Research on the park revealed that the park was dedicated in 1949 as the Enright-Martyniak Memorial Park that had an identity but how did gets its name and why? In Part Two of this series, I find many answers and run into many more
questions)
Five hours in the New Jersey Room at the Jersey City Public Library Main Branch on Monday, May 19th revealed that Enright-Martyniak Memorial Park, the little park on the corner of Old Bergen Road and Pamrapo Avenue had been
named for two residents of Pamrapo Avenue who died while fighting in World War II.
Pvt. John Enright lived at 79 Pamrapo Avenue with his family. He died on a battlefield in Italy in 1944. Sgt. Milton Martyniak died in an accident in North Africa in 1943.

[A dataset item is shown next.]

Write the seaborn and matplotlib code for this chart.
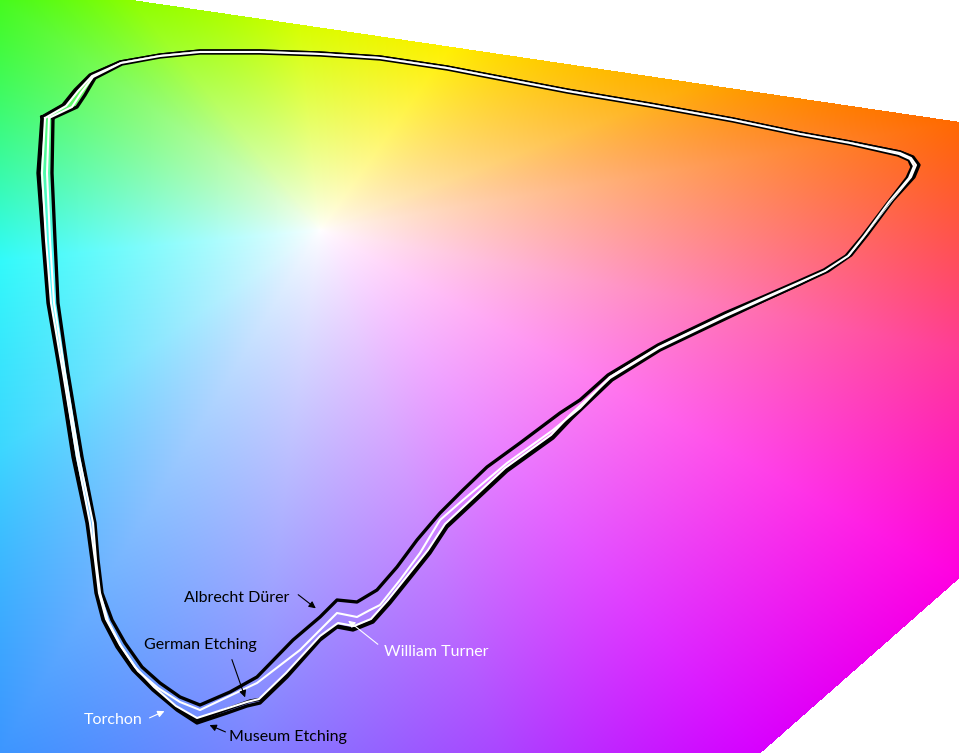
import numpy as np
import pandas as pd
import matplotlib
matplotlib.use('Agg')
import matplotlib.pyplot as plt
import seaborn as sns

# gamut outlines, in picture coordinates (x right, y down)
museum_x = [42, 63, 75, 90, 120, 160, 200, 260, 320, 380, 447, 520, 567, 650, 733, 800, 850, 900, 913, 919, 914, 893, 867, 851, 828, 800, 767, 727, 660, 612, 572, 553, 507, 447, 430, 410, 390, 373, 353, 337, 320, 287, 260, 247, 227, 197, 177, 153, 133, 117, 103, 96, 92, 87, 73, 60, 48, 43, 38, 42]
museum_y = [117, 105, 90, 75, 62, 55, 51, 51, 53, 57, 67, 81, 90, 104, 119, 133, 142, 152, 157, 165, 177, 200, 235, 255, 271, 284, 299, 318, 350, 380, 418, 438, 471, 527, 553, 578, 603, 622, 630, 627, 640, 677, 703, 706, 713, 723, 710, 690, 670, 647, 620, 593, 560, 523, 457, 373, 303, 240, 173, 117]

german_x = [43, 64, 76, 91, 120, 160, 200, 260, 320, 380, 447, 520, 567, 650, 733, 800, 850, 900, 912, 918, 913, 892, 866, 850, 827, 800, 767, 727, 660, 611, 571, 552, 506, 446, 429, 409, 389, 372, 353, 337, 320, 287, 262, 250, 225, 198, 177, 154, 134, 118, 104, 97, 93, 88, 74, 61, 49, 44, 39, 43]
german_y = [117, 105, 90, 75, 62, 55, 51, 51, 53, 57, 67, 81, 90, 104, 119, 133, 142, 152, 157, 165, 177, 200, 235, 255, 270, 284, 299, 317, 349, 379, 417, 437, 470, 526, 552, 577, 602, 621, 629, 626, 638, 674, 699, 701, 710, 720, 708, 689, 669, 646, 620, 593, 560, 523, 457, 373, 303, 240, 173, 117]

torchon_x = [45, 66, 78, 92, 121, 160, 200, 260, 320, 380, 447, 520, 567, 650, 733, 800, 850, 900, 911, 916, 911, 891, 865, 849, 826, 799, 766, 726, 659, 610, 570, 551, 505, 445, 428, 408, 388, 371, 354, 338, 320, 286, 259, 247, 225, 197, 176, 154, 135, 120, 106, 99, 95, 90, 77, 63, 51, 46, 42, 45]
torchon_y = [118, 106, 91, 76, 63, 56, 52, 52, 54, 58, 68, 82, 91, 105, 120, 134, 143, 153, 158, 165, 177, 201, 235, 255, 270, 283, 298, 316, 348, 378, 415, 435, 468, 524, 550, 575, 600, 619, 626, 623, 636, 673, 699, 702, 709, 718, 706, 687, 667, 645, 619, 593, 560, 523, 457, 373, 303, 240, 173, 118]

durer_x = [53, 77, 85, 95, 122, 160, 200, 260, 320, 380, 447, 520, 567, 650, 733, 800, 850, 898, 909, 912, 907, 887, 862, 846, 824, 797, 765, 725, 658, 608, 580, 560, 520, 487, 463, 440, 417, 397, 377, 357, 337, 320, 293, 257, 230, 200, 180, 160, 142, 125, 112, 102, 98, 95, 82, 68, 58, 55, 52, 53]
durer_y = [118, 107, 95, 78, 64, 57, 53, 53, 55, 59, 69, 83, 92, 106, 121, 135, 144, 155, 160, 167, 178, 204, 237, 256, 270, 282, 296, 313, 345, 375, 400, 413, 443, 467, 490, 513, 540, 567, 590, 602, 600, 617, 640, 677, 692, 705, 697, 683, 667, 643, 620, 593, 560, 523, 457, 373, 303, 240, 173, 118]

turner_x = [49, 72, 81, 93, 121, 160, 200, 260, 320, 380, 447, 520, 567, 650, 733, 800, 850, 899, 910, 914, 909, 889, 864, 848, 825, 798, 766, 726, 659, 610, 580, 553, 507, 463, 440, 420, 400, 380, 370, 357, 337, 320, 300, 257, 200, 180, 158, 138, 121, 108, 100, 96, 93, 79, 65, 54, 50, 47, 49]
turner_y = [118, 107, 93, 77, 63, 56, 52, 52, 54, 58, 68, 82, 91, 105, 120, 134, 143, 154, 159, 166, 178, 202, 236, 256, 271, 283, 297, 315, 347, 377, 408, 430, 463, 500, 520, 553, 580, 605, 610, 617, 613, 630, 650, 683, 710, 702, 688, 671, 646, 621, 593, 560, 523, 457, 373, 303, 240, 173, 118]

W, H = 959, 753

# colour plane in the background
cx, cy = 320, 230
poly = np.array([[0, 0], [130, 0], [959, 122], [959, 578], [760, 753], [0, 753], [0, 0]], float)
pts = []
for a, b in zip(poly[:-1], poly[1:]):
    s = np.linspace(0, 1, 800, endpoint=False)[:, None]
    pts.append(a + s * (b - a))
pts = np.vstack(pts)
ang_b = np.arctan2(-(pts[:, 1] - cy), pts[:, 0] - cx)
rad_b = np.hypot(pts[:, 0] - cx, pts[:, 1] - cy)
o = np.argsort(ang_b)
ang_b, rad_b = ang_b[o], rad_b[o]

anchors = [
    (0, 0, (70, 250, 30)), (130, 0, (140, 255, 0)), (300, 25, (215, 255, 0)),
    (450, 47, (255, 240, 0)), (700, 84, (255, 170, 0)), (959, 122, (255, 105, 0)),
    (959, 350, (255, 60, 150)), (959, 578, (255, 0, 225)), (760, 753, (215, 0, 255)),
    (500, 753, (170, 70, 255)), (250, 753, (125, 130, 255)), (0, 753, (60, 150, 255)),
    (0, 450, (60, 215, 255)), (0, 260, (50, 250, 250)), (0, 130, (60, 250, 130)),
]
a_ang = np.array([np.arctan2(-(y - cy), x - cx) for x, y, _ in anchors])
a_col = np.array([c for _, _, c in anchors], float) / 255
o = np.argsort(a_ang)
a_ang, a_col = a_ang[o], a_col[o]

yy, xx = np.mgrid[0:H, 0:W] + 0.5
ang = np.arctan2(-(yy - cy), xx - cx)
r = np.hypot(xx - cx, yy - cy)
r_edge = np.interp(ang, ang_b, rad_b, period=2 * np.pi)
t = np.clip(r / r_edge, 0, 1) ** 0.8
img = np.ones((H, W, 3))
for k in range(3):
    edge = np.interp(ang, a_ang, a_col[:, k], period=2 * np.pi)
    img[..., k] = 1 - t * (1 - edge)
img[r > r_edge + 0.5] = 1

fig = plt.figure(figsize=(W / 100, H / 100), dpi=100)
ax = fig.add_axes([0, 0, 1, 1])
ax.imshow(img, extent=[0, W, H, 0], interpolation='bilinear')

gamuts = [
    ('German Etching', german_x, german_y, 'black', 2.4),
    ('Museum Etching', museum_x, museum_y, 'black', 2.4),
    ('Torchon', torchon_x, torchon_y, 'white', 1.5),
    ('Albrecht Dürer', durer_x, durer_y, 'black', 2.4),
    ('William Turner', turner_x, turner_y, 'white', 1.5),
]
for name, gx, gy, col, lw in gamuts:
    df = pd.DataFrame({'x': gx, 'y': gy})
    sns.lineplot(data=df, x='x', y='y', sort=False, estimator=None, color=col, lw=lw, ax=ax)

# labels with arrows
font = ['Lato', 'DejaVu Sans']
labels = [
    ('Albrecht Dürer', 237, 598, 'black', (296, 593), (318, 610)),
    ('German Etching', 200, 645, 'black', (231, 657), (246, 700)),
    ('William Turner', 436, 652, 'white', (380, 646), (346, 619)),
    ('Torchon', 113, 720, 'white', (147, 719), (167, 710)),
    ('Museum Etching', 288, 737, 'black', (228, 733), (207, 724)),
]
for txt, tx, ty, col, a0, a1 in labels:
    ax.text(tx, ty, txt, color=col, fontsize=11.5, family=font, ha='center', va='center')
    ax.annotate('', xy=a1, xytext=a0,
                arrowprops=dict(arrowstyle='-|>', color=col, lw=0.8, mutation_scale=10))

ax.set_xlim(0, W)
ax.set_ylim(H, 0)
ax.axis('off')
plt.savefig('out.png', dpi=100)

On November 13, 1949, a dedication was told to open the park and commemorate the namesakes. The Jersey Journal, in the following day's issue, quotes the then-director of Parks and Public Property as saying "the
commissioners of this city are endeavoring to do their part in carrying out the promises made when they were elected. We're going to have more parks and they will be dedicated to the memory of those who laid down their lives to
abolish dictatorship." That comment actually referred to the previous Hague administration, not so much the politics of the world after World War II.
There was a parade organized by the American Legion, which started from Kennedy Blvd., going up Pamrapo Avenue. At the dedication ceremony, there was the unveiling of a sign with the name of the park. The park was also built with
a playground, sandbox, park benches and a water fountain. The American flag was also raised.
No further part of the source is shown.